Transcribe the material word for word, but without the images.

>> Start

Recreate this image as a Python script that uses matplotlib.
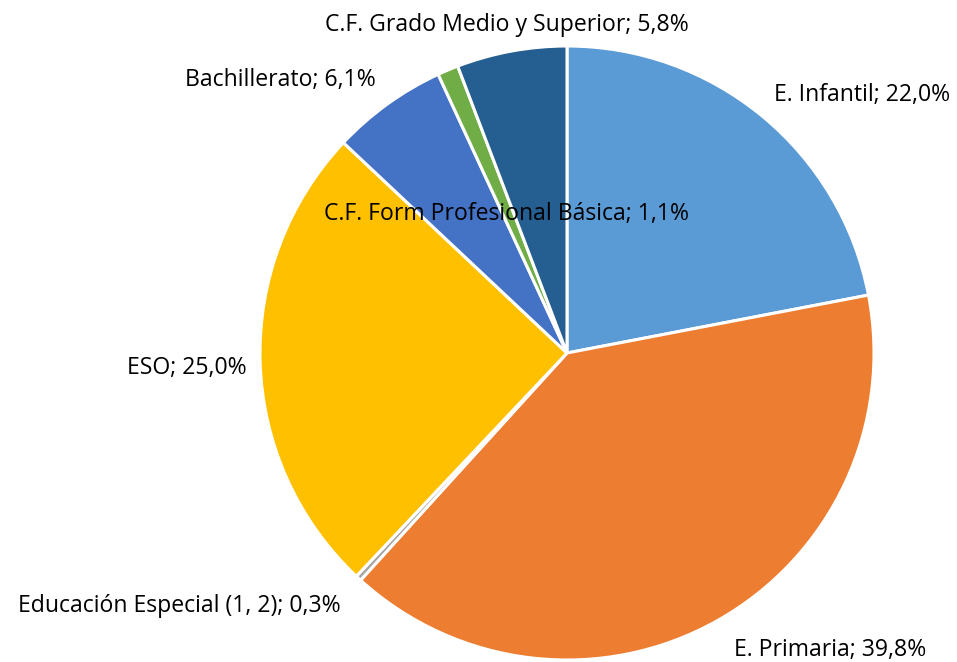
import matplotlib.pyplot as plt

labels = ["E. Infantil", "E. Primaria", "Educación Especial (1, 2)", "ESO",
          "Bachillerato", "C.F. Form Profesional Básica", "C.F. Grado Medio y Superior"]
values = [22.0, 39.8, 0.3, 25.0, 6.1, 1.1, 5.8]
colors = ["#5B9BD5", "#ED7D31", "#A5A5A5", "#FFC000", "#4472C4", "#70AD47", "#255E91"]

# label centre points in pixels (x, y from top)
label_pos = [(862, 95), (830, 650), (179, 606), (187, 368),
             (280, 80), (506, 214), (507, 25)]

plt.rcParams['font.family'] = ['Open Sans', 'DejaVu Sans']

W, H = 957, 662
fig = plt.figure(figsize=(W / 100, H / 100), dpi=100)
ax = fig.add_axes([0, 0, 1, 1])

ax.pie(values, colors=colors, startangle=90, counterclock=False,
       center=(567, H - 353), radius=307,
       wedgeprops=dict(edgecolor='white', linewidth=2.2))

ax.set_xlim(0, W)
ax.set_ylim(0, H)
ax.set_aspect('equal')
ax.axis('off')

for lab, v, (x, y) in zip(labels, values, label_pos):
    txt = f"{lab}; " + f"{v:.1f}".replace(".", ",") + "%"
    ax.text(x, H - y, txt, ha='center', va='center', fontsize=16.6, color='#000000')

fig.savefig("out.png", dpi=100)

>> End

• Solved exercise:
Recreate this image as a Python script that uses matplotlib.
import matplotlib.pyplot as plt

labels = ["E. Infantil", "E. Primaria", "Educación Especial (1, 2)", "ESO",
          "Bachillerato", "C.F. Form Profesional Básica", "C.F. Grado Medio y Superior"]
values = [22.0, 39.8, 0.3, 25.0, 6.1, 1.1, 5.8]
colors = ["#5B9BD5", "#ED7D31", "#A5A5A5", "#FFC000", "#4472C4", "#70AD47", "#255E91"]

# label centre points in pixels (x, y from top)
label_pos = [(862, 95), (830, 650), (179, 606), (187, 368),
             (280, 80), (506, 214), (507, 25)]

plt.rcParams['font.family'] = ['Open Sans', 'DejaVu Sans']

W, H = 957, 662
fig = plt.figure(figsize=(W / 100, H / 100), dpi=100)
ax = fig.add_axes([0, 0, 1, 1])

ax.pie(values, colors=colors, startangle=90, counterclock=False,
       center=(567, H - 353), radius=307,
       wedgeprops=dict(edgecolor='white', linewidth=2.2))

ax.set_xlim(0, W)
ax.set_ylim(0, H)
ax.set_aspect('equal')
ax.axis('off')

for lab, v, (x, y) in zip(labels, values, label_pos):
    txt = f"{lab}; " + f"{v:.1f}".replace(".", ",") + "%"
    ax.text(x, H - y, txt, ha='center', va='center', fontsize=16.6, color='#000000')

fig.savefig("out.png", dpi=100)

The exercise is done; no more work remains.